>> START

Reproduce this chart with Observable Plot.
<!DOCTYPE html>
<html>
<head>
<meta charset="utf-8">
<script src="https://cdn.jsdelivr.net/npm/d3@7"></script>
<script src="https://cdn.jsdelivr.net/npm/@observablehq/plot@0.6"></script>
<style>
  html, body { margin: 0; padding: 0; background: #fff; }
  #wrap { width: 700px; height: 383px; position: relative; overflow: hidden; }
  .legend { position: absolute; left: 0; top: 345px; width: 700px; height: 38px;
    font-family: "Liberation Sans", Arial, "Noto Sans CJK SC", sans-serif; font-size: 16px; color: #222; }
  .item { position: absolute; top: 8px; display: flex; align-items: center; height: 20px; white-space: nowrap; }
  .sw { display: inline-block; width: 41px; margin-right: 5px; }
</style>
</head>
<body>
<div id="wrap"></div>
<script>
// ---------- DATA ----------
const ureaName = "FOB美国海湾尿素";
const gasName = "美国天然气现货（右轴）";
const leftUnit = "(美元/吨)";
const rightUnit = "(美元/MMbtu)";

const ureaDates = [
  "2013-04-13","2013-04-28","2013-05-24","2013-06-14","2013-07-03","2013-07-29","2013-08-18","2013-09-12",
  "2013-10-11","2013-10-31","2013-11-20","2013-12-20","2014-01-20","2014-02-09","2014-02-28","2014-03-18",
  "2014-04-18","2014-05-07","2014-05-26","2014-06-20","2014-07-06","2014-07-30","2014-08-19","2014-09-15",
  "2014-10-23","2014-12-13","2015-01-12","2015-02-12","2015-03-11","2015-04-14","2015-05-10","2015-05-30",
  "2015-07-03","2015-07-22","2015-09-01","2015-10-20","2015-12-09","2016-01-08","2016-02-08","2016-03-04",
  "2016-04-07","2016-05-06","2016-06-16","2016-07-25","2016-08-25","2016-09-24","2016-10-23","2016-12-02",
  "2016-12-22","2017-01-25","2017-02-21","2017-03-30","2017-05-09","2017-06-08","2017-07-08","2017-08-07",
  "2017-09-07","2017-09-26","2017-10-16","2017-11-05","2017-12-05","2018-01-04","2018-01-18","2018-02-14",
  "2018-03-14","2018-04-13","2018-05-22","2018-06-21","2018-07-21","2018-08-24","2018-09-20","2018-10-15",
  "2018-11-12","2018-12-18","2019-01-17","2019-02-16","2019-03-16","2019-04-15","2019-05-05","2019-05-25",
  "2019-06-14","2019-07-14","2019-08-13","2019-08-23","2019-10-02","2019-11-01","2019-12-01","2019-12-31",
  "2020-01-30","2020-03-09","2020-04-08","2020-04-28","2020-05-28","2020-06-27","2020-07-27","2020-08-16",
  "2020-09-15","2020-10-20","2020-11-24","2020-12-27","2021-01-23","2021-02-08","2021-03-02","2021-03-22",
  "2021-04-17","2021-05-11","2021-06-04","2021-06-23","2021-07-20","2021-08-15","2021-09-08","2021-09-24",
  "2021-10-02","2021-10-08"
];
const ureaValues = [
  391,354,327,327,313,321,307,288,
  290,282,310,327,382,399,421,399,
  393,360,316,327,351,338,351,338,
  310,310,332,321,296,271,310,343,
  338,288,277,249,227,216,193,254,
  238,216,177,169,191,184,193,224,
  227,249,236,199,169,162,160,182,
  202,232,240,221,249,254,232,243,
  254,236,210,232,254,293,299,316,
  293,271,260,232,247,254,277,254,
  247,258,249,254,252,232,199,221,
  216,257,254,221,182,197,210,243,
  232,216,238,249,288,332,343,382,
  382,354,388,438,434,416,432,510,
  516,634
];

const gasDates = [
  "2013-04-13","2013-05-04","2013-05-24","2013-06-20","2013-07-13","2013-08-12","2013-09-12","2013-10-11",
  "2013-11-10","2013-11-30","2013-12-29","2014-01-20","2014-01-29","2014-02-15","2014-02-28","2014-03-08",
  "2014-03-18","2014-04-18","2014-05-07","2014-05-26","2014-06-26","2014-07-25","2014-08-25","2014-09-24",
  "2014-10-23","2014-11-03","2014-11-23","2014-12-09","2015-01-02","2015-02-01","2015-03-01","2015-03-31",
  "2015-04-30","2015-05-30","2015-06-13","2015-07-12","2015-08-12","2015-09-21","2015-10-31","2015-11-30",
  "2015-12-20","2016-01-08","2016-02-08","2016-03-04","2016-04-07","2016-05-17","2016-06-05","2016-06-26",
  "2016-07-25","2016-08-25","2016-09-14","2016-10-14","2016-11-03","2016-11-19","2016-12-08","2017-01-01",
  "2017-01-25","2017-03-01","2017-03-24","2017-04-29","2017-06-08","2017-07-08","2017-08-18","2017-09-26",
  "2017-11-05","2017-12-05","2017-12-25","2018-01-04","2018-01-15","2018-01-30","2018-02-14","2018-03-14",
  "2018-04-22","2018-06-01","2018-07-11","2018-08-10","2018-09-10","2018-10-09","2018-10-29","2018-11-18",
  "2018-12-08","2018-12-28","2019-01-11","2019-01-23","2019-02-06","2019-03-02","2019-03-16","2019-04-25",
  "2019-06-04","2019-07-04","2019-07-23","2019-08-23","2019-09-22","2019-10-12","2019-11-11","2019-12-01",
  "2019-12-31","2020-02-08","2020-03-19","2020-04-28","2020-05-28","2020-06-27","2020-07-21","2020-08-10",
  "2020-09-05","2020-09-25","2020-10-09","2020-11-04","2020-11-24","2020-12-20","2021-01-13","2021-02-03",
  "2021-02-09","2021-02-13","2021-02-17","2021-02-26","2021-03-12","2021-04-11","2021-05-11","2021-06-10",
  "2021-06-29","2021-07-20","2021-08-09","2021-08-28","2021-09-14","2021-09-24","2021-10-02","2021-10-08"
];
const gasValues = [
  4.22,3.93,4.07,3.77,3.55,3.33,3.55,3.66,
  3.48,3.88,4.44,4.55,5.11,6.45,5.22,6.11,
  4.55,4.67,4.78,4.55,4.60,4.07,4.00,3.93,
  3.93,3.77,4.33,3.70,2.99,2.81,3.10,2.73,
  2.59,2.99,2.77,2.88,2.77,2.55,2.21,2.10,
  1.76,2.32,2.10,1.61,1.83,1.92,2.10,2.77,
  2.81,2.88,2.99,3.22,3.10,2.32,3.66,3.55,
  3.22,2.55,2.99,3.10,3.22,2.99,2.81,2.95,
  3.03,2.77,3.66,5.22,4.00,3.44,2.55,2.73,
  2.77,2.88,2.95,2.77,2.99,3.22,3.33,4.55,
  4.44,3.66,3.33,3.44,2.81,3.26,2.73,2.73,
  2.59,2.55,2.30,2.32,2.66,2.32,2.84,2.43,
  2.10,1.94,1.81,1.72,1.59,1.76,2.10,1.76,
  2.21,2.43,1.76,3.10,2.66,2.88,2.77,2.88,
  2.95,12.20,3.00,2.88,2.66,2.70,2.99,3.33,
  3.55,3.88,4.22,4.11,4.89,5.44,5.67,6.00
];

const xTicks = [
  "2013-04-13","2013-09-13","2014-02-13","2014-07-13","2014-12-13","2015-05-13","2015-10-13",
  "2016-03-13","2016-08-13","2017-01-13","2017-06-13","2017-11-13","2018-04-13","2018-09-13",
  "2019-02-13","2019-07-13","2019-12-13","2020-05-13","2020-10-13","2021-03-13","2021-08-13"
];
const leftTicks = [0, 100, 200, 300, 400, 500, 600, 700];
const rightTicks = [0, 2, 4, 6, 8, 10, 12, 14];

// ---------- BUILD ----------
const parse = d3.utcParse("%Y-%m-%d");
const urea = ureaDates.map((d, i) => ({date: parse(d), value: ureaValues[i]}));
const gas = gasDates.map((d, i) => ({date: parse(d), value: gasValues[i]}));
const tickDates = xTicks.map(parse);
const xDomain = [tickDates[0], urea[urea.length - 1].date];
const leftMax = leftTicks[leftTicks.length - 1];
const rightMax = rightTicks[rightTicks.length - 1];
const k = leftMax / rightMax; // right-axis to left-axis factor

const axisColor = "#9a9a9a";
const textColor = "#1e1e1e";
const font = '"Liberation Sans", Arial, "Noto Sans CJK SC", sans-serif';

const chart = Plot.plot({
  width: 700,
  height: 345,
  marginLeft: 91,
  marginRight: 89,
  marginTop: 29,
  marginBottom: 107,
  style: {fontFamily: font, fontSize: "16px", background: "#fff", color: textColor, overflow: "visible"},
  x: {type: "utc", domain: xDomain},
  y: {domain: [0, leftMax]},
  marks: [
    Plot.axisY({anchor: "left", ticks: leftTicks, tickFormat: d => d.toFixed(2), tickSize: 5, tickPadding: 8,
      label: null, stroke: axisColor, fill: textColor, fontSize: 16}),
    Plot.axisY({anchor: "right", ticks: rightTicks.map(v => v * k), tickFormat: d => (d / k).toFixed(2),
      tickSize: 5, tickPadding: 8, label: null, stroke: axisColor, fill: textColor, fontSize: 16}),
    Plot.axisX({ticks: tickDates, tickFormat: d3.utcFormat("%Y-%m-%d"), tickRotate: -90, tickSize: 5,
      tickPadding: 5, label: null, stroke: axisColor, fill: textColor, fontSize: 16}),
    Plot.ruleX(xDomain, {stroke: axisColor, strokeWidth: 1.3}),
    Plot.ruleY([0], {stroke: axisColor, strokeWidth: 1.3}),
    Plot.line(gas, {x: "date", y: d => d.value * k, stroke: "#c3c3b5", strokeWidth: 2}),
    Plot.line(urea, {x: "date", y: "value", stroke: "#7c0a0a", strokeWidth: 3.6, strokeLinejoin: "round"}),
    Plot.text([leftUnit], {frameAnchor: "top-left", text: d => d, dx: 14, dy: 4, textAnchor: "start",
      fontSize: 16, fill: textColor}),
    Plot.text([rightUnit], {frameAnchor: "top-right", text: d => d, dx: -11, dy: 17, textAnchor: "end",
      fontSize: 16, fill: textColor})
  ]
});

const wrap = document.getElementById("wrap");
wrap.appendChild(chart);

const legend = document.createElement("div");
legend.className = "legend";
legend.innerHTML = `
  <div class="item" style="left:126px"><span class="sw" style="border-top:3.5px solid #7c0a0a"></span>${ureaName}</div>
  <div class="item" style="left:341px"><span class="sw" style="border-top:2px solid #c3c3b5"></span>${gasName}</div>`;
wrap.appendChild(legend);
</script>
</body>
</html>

>> END
>> START

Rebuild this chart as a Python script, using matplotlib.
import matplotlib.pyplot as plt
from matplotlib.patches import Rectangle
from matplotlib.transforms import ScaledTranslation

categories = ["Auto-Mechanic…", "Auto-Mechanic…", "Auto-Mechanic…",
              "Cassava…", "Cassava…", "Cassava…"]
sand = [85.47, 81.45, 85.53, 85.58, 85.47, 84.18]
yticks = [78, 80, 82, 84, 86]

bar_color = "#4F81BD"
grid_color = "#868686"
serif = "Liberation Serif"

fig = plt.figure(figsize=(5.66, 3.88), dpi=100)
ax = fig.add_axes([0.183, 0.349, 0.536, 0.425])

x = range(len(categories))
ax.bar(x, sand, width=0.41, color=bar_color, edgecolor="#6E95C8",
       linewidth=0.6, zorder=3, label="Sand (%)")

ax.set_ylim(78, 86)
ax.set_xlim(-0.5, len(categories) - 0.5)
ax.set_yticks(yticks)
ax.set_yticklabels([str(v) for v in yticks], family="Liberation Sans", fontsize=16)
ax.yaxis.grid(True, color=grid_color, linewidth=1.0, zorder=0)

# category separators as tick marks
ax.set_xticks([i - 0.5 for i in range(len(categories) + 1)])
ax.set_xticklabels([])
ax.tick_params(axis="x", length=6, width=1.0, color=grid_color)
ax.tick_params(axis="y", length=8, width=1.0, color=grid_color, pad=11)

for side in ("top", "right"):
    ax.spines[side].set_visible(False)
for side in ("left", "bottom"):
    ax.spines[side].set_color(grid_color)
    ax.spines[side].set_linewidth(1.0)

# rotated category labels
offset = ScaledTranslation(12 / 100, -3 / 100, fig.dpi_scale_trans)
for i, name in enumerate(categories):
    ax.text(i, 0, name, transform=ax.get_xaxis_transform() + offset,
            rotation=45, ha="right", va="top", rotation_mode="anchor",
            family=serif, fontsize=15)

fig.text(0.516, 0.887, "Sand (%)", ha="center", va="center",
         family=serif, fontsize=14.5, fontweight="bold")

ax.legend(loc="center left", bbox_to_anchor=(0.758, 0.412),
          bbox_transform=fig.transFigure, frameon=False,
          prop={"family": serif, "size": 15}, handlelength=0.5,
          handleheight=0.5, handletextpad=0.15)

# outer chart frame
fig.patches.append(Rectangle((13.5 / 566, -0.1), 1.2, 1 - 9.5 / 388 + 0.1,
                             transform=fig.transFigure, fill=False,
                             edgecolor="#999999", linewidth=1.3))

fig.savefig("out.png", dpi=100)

>> END

Transcribe nothing but the lines from the line with "Rebuild this chart" through the line with "ax = fig.add_axes([0.183, 0.349, 0.536, 0.425])", reproducing each exactly.

Rebuild this chart as a Python script, using matplotlib.
import matplotlib.pyplot as plt
from matplotlib.patches import Rectangle
from matplotlib.transforms import ScaledTranslation

categories = ["Auto-Mechanic…", "Auto-Mechanic…", "Auto-Mechanic…",
              "Cassava…", "Cassava…", "Cassava…"]
sand = [85.47, 81.45, 85.53, 85.58, 85.47, 84.18]
yticks = [78, 80, 82, 84, 86]

bar_color = "#4F81BD"
grid_color = "#868686"
serif = "Liberation Serif"

fig = plt.figure(figsize=(5.66, 3.88), dpi=100)
ax = fig.add_axes([0.183, 0.349, 0.536, 0.425])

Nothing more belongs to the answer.